Die Frage, die bis dahin geklärt werden muss, lautet: Reicht das? Oder sprechen wir eher darüber, dass Minnesota nach einem klaren Starter Ausschau hält? Immerhin: Das Spiel gegen die Commanders war, wenn auch gegen einen hoffnungslos unterlegenen Gegner, ein Schritt in die richtige Richtung.

Retten Gannon, McDaniel oder Morris ihre Jobs?

Mit den Titans und den Giants stehen zwei offene Head-Coach-Posten bereits fest. Es ist, wenn man den Schnitt der letzten Jahre zugrunde legt, davon auszugehen, dass drei bis vier weitere dazukommen. Das können Posten sein, die wir vor der Saison nicht auf dem Zettel hatten: Pittsburgh? Baltimore? Buffalo? Cincinnati? Dazu bleibt abzuwarten, wie es mit Pete Carroll in Las Vegas weitergeht. Die Browns sind hier auch noch im Rennen.

Aber es gibt vor allem drei Coaches, die über den Rest der Saison sehr konkret um ihre Jobs coachen: Mike McDaniel in Miami, Jonathan Gannon in Arizona und Raheem Morris in Atlanta.

Alle sind bereits angezählt. McDaniel hat dabei die größte Kehrtwende vollzogen: Seine Entlassung schien bereits früh in der Saison nur noch Formsache zu sein.

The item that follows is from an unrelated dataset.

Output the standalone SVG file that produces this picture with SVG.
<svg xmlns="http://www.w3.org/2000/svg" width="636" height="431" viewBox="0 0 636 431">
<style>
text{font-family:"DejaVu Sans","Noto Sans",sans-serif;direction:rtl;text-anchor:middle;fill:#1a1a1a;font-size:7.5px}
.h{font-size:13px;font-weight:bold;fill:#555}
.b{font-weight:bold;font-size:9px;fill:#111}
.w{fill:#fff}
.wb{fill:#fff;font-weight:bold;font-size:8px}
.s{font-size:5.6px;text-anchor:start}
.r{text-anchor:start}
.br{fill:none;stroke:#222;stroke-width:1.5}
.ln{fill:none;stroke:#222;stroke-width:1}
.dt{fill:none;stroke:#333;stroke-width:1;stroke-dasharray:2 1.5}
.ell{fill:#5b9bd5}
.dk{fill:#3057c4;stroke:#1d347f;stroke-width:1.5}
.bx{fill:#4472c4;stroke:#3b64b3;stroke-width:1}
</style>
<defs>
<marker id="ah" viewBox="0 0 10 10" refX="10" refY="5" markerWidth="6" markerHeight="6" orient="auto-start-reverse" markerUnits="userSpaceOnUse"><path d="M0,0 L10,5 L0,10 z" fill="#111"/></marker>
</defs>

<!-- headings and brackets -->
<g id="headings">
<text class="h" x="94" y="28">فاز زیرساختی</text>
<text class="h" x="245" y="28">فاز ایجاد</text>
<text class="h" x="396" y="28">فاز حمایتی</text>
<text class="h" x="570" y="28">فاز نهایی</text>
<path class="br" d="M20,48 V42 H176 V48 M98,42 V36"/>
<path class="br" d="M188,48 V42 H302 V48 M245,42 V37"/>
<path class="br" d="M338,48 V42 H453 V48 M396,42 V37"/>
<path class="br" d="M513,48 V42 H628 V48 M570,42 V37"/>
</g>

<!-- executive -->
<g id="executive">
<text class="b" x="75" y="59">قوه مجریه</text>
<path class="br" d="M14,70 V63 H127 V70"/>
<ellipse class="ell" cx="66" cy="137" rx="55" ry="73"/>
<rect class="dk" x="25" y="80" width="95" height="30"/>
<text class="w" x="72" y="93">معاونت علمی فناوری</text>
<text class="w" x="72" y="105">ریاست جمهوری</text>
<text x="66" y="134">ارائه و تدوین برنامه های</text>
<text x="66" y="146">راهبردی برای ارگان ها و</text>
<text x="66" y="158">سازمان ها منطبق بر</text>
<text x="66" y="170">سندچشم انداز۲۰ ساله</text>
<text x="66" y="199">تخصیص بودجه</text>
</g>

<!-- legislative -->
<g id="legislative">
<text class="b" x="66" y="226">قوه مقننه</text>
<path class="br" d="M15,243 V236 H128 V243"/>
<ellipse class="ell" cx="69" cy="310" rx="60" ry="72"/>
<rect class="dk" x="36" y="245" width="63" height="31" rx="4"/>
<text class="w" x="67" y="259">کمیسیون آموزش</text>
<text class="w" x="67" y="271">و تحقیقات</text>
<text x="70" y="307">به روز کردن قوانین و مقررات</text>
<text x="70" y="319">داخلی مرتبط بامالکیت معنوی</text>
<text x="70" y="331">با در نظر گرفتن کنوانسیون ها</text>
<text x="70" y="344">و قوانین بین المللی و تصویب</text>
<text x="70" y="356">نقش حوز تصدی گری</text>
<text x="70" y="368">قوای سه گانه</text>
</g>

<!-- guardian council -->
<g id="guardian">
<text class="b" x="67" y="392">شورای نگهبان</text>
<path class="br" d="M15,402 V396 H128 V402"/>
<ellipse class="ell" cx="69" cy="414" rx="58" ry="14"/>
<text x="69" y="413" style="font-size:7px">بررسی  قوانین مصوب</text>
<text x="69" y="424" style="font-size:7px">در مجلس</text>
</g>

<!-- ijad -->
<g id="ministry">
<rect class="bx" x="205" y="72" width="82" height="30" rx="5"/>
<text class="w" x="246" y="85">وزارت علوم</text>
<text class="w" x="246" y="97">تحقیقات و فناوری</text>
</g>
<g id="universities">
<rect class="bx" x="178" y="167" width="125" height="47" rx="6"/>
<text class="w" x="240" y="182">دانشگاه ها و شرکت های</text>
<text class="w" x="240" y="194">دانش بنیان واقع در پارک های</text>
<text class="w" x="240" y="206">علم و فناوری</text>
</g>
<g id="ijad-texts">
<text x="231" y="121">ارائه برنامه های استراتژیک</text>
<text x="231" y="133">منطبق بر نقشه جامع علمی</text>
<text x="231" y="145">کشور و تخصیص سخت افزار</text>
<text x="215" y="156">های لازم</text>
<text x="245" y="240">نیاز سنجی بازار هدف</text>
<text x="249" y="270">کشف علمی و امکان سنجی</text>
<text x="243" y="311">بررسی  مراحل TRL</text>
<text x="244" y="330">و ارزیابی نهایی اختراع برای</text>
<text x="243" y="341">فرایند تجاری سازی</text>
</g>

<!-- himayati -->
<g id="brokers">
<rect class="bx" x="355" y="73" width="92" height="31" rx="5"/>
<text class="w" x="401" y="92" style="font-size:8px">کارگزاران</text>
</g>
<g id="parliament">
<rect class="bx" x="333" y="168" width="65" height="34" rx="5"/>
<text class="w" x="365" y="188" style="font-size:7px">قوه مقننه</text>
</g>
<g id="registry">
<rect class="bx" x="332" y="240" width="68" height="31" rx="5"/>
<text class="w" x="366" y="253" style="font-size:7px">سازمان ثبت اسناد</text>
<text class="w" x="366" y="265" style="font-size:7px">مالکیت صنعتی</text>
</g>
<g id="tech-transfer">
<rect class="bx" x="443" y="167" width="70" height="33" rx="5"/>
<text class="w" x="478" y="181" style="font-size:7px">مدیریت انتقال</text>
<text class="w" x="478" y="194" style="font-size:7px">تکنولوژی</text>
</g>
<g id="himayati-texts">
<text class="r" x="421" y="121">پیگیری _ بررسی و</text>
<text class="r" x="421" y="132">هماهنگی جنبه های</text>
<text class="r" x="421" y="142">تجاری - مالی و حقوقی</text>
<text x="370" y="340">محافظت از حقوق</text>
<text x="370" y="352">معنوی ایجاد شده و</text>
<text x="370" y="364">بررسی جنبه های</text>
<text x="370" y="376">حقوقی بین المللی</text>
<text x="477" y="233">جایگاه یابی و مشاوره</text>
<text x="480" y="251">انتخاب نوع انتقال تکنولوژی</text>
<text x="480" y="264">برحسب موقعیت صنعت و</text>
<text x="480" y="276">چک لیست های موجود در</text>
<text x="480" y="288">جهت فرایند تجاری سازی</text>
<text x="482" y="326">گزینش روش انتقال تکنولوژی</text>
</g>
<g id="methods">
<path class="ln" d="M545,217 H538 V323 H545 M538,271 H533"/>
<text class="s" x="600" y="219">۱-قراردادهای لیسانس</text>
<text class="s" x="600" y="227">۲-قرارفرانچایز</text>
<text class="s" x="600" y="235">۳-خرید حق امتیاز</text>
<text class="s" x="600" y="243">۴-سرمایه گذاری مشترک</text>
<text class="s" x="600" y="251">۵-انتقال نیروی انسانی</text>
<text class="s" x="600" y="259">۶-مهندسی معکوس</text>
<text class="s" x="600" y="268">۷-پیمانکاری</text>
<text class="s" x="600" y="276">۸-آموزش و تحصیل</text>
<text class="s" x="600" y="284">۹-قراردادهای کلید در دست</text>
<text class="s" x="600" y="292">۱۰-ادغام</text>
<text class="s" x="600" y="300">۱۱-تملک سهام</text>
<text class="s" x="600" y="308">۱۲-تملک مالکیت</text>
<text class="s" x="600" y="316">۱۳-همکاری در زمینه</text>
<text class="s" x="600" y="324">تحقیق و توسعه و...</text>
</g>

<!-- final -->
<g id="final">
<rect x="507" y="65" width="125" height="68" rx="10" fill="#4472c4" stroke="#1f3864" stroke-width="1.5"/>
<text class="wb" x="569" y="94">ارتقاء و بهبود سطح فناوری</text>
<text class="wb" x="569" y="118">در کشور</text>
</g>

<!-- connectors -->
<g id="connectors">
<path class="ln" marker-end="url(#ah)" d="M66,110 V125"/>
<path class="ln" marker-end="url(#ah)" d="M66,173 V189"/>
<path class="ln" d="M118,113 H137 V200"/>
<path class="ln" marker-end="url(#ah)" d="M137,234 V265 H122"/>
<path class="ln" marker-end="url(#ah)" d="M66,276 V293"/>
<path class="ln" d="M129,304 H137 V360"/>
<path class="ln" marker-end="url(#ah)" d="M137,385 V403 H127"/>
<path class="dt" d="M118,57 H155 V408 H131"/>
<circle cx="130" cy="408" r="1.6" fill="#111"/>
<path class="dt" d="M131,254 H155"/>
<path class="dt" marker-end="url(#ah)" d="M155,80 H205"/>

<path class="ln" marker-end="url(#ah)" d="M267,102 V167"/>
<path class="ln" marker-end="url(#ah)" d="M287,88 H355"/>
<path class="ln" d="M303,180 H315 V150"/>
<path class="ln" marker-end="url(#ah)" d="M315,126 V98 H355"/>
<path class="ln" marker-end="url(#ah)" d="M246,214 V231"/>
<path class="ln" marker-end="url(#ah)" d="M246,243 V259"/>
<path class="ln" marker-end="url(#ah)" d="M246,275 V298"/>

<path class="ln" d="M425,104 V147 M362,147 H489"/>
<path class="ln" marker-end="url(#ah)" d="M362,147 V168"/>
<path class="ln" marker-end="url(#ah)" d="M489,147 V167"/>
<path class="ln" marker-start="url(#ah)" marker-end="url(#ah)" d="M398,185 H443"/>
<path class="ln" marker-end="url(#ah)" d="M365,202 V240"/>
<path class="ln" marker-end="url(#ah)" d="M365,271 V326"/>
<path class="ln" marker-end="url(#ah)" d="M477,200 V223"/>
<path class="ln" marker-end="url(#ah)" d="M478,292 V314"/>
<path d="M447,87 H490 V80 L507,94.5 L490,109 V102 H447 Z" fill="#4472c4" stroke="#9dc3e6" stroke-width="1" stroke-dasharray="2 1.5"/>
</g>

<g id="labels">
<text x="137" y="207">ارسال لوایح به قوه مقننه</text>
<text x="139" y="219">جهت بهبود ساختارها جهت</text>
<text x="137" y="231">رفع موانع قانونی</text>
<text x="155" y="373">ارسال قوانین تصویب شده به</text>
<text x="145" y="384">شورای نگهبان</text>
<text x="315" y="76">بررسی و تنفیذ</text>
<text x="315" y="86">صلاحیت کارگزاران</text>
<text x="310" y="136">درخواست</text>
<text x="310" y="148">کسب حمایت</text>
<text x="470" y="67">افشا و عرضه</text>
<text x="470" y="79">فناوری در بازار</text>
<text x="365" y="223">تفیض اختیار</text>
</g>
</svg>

Mittlerweile hat er die Offense wieder in die Spur geführt und hat gezeigt, dass er den Locker Room nicht verloren hat. Reicht das für eine weitere Saison bei den Dolphins, die ihren GM bereits gefeuert haben? Welche Auswirkungen hat das auf McDaniels Rolle? Und was würde ein Verbleib von McDaniel für die Quarterback-Position in Miami bedeuten?

Morris und Gannon sind deutlich hinter den Erwartungen geblieben. Sowohl in Atlanta als auch in Arizona gab es Playoff-Ansprüche vor der Saison. Beide haben im Laufe der Saison ihre Quarterbacks verloren, wenngleich der Effekt hier unterschiedlich ist. Bei den Cardinals wirkt es so, als wäre ein langjähriger Backup in Jacoby Brissett der bessere Fit für die Offense als Kyler Murray.

Gannon könnte als Argument anbringen, dass er "seinen" Quarterback auswählen will. Morris hatte diesen Moment mit Michael Penix bereits. Und der Ertrag bislang ist überschaubar. Holt einer der beiden über den Rest der Saison genug heraus, um zu zeigen, dass er eine weitere Chance verdient hat?